__Given exercise__
Filter the records below down to lines containing "code".

__Exercise inputs__

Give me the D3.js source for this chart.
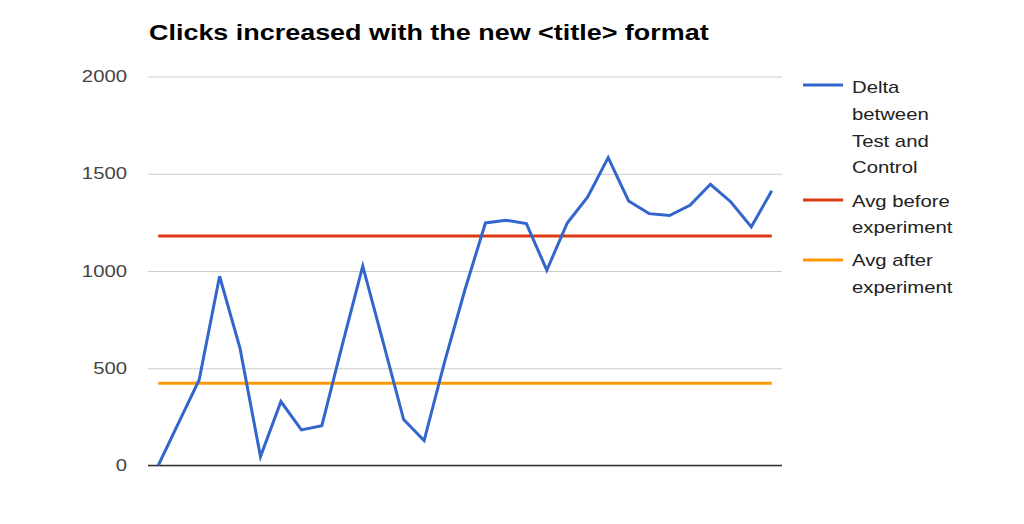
* * *
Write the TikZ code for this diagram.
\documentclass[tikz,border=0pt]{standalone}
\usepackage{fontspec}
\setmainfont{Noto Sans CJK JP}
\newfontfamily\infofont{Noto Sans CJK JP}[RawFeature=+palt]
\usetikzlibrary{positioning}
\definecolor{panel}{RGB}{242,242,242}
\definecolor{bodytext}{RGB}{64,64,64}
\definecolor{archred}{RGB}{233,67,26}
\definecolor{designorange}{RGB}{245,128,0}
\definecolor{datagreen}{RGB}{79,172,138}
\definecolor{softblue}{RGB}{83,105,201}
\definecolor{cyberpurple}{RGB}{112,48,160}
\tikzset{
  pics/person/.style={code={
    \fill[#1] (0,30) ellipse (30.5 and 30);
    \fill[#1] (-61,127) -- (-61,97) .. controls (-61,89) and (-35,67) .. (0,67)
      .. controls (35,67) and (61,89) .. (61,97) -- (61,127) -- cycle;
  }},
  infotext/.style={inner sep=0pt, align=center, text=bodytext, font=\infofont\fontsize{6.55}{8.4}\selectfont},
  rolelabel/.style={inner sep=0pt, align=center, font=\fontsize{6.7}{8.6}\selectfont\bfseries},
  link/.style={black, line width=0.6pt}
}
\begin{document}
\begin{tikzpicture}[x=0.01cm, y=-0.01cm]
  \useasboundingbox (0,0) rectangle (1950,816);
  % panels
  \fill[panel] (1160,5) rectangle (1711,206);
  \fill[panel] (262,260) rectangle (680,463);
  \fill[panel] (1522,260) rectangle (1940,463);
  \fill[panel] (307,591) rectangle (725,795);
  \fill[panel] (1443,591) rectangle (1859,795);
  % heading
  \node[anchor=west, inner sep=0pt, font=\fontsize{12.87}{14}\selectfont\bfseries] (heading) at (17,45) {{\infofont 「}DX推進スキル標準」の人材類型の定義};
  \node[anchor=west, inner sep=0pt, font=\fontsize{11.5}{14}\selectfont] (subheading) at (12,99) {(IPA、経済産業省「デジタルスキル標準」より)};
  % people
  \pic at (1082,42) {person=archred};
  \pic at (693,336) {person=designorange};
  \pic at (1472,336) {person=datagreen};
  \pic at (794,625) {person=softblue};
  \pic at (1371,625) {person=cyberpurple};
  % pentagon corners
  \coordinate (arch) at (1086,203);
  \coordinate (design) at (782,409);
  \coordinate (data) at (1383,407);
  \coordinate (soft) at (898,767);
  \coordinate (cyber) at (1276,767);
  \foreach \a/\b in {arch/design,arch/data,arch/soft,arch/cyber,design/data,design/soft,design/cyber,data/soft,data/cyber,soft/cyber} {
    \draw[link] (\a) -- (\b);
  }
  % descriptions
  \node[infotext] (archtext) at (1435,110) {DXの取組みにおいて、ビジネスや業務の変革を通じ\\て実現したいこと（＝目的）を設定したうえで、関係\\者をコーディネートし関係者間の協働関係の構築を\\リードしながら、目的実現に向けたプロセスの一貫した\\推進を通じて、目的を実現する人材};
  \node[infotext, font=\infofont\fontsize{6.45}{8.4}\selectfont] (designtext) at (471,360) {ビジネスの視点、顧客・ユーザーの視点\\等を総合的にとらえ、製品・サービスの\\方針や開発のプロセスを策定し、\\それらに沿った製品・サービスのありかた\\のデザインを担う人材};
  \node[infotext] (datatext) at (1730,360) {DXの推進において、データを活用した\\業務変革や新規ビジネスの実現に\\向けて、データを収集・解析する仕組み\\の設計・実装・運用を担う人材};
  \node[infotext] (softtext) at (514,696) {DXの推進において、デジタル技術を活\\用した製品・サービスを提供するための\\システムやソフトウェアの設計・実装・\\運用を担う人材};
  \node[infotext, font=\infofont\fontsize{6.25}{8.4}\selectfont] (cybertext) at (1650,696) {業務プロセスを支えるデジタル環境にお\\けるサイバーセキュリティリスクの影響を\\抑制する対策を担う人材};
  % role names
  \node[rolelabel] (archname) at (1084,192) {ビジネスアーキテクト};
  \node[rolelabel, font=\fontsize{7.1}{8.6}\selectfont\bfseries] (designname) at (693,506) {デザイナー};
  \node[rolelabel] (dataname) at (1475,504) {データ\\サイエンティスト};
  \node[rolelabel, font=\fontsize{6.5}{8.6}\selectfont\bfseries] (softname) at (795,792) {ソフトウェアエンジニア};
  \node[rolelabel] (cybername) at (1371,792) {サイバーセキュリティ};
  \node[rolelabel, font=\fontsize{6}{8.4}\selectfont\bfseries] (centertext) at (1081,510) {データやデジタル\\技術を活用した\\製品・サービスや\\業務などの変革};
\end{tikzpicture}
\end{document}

__Task output__
Write the TikZ code for this diagram.
  pics/person/.style={code={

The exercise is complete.